A new road campaign says that practicing mindfulness will help reduce needless road rage.
The National Road Safety Partnership Program (NRSPP) along with Monash University Accident Research Centre (MUARC) and Budget Direct have launched a campaign to set driver’s minds at ease and reduce road rage incidents when they get back on the road following lockdown.
Citing surveys and research, the group believes that simple mindfulness will be the answer to reducing many road rage incidents that can be avoided, particularly given the potential for frustrated drivers as traffic congestion builds once again.
“Mindfulness will become particularly important when more drivers emerge out of COVID-19 lockdown,” said MUARC aggressive driving expert, Dr Amanda Stephens.
“There is likely to be a shift in community mood as drivers return to the roads and are reacquainted with travel delays and increased road congestion.”
Budget Direct says that it found in its independent surveys 80 per cent of respondents did not believe they exhibited road rage, though 65 per cent had been shouted at or received rude gestures, and 22 per cent ‘have shown aggression towards a cyclist’ in the last 12 months.

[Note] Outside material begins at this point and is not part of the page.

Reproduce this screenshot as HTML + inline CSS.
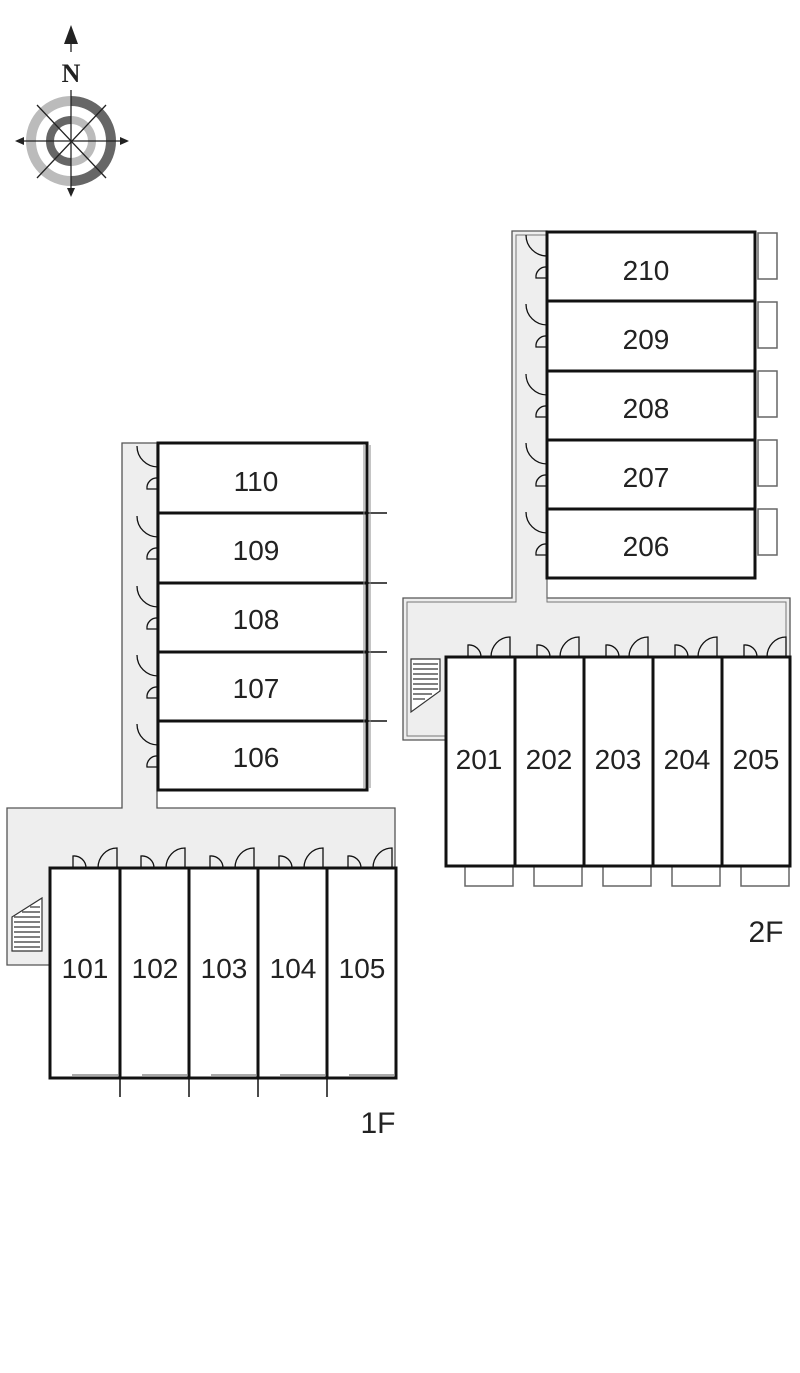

“How you feel is how you drive, so a negative mood will translate into poor driving practice,” said Stephens.
“Most drivers see others as the problem, so it’s really important to focus on our own mental wellbeing during our travel time and commit ourselves to a positive driving experience.”
On top of the list of things that are likely to push people over the edge when driving a car are potentially dangerous behaviour from other road users, rudeness or discourtesy from other road users, travel delays, and direct aggression from other road users.
The answer, according to the group think tank, is a new ‘Travel Time. Your Time’ campaign. It promotes mindfulness as a mechanism to escape the noise and frustration sometimes present when driving, and elect to disengage from confrontation rather than join in, or even instigate it.
“Mindfulness encourages drivers to be aware of their actions and emotions in the present moment and to be open and non-judgmental towards situations. This means accepting the situation and choosing not to react with negative emotions, while shifting to positive thinking,” say the media statement.